#### Description of the task
Repeat exactly and only the lines from the line containing "Write a LaTeX" through the line containing "(left) -- cycle;", both included.
───── Listing ─────
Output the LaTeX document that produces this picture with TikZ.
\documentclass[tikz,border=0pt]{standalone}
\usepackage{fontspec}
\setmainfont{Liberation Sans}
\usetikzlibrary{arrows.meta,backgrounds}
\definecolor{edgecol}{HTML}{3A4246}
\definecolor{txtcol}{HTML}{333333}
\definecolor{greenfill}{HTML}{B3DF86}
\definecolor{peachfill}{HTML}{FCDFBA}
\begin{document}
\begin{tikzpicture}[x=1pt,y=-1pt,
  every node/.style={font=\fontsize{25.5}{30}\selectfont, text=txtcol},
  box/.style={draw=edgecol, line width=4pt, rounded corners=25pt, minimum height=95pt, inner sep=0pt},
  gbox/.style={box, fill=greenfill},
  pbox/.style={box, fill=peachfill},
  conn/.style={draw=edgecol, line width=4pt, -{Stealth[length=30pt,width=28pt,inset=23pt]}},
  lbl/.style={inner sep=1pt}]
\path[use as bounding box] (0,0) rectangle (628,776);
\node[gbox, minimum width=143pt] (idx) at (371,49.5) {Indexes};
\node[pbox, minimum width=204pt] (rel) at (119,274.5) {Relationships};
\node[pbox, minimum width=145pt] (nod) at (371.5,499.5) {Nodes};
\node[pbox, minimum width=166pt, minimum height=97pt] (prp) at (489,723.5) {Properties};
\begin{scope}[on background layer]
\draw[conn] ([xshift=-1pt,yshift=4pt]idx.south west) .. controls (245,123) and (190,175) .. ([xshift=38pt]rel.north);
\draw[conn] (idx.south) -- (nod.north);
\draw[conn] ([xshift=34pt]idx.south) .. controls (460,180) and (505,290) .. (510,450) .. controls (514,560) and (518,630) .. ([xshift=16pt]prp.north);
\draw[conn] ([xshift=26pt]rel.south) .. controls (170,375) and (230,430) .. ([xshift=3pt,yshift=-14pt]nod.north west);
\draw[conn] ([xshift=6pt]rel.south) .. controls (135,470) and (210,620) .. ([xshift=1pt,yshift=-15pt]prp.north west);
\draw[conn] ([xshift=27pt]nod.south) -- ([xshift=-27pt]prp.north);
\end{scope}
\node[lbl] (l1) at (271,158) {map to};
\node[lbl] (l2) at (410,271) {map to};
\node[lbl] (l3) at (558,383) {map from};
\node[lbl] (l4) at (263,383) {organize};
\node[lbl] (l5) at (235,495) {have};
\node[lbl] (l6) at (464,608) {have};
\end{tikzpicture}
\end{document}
─────
───── Listing ─────
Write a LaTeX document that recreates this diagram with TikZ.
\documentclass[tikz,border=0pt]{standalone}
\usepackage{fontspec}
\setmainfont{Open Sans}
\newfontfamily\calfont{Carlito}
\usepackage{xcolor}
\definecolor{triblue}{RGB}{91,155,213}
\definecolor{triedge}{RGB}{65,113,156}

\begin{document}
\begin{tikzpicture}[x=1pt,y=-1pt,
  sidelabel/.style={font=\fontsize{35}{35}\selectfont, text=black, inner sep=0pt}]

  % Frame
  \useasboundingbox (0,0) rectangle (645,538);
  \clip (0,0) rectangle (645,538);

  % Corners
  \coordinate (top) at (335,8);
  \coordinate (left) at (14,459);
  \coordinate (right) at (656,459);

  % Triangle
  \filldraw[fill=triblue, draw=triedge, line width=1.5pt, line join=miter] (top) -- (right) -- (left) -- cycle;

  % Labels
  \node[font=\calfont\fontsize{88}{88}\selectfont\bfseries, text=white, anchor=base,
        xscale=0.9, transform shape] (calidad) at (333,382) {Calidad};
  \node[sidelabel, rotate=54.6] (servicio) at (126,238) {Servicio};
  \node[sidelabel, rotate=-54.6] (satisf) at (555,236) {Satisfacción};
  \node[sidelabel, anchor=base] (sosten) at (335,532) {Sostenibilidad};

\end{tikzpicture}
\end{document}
─────
───── Listing ─────
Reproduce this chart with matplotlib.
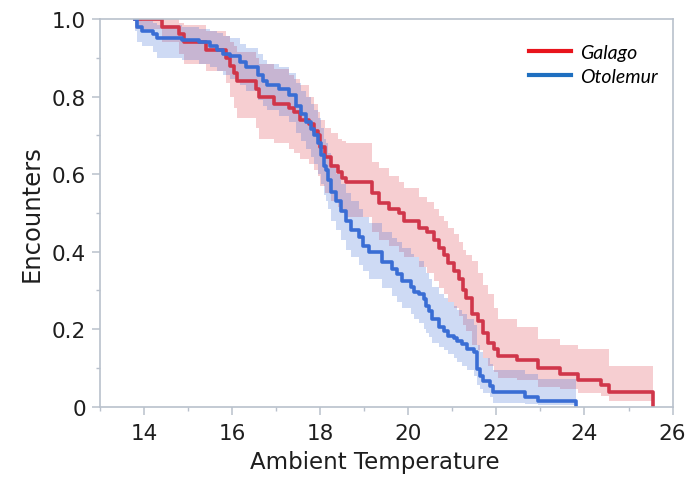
─────
#### Final result
Write a LaTeX document that recreates this diagram with TikZ.
\documentclass[tikz,border=0pt]{standalone}
\usepackage{fontspec}
\setmainfont{Open Sans}
\newfontfamily\calfont{Carlito}
\usepackage{xcolor}
\definecolor{triblue}{RGB}{91,155,213}
\definecolor{triedge}{RGB}{65,113,156}

\begin{document}
\begin{tikzpicture}[x=1pt,y=-1pt,
  sidelabel/.style={font=\fontsize{35}{35}\selectfont, text=black, inner sep=0pt}]

  % Frame
  \useasboundingbox (0,0) rectangle (645,538);
  \clip (0,0) rectangle (645,538);

  % Corners
  \coordinate (top) at (335,8);
  \coordinate (left) at (14,459);
  \coordinate (right) at (656,459);

  % Triangle
  \filldraw[fill=triblue, draw=triedge, line width=1.5pt, line join=miter] (top) -- (right) -- (left) -- cycle;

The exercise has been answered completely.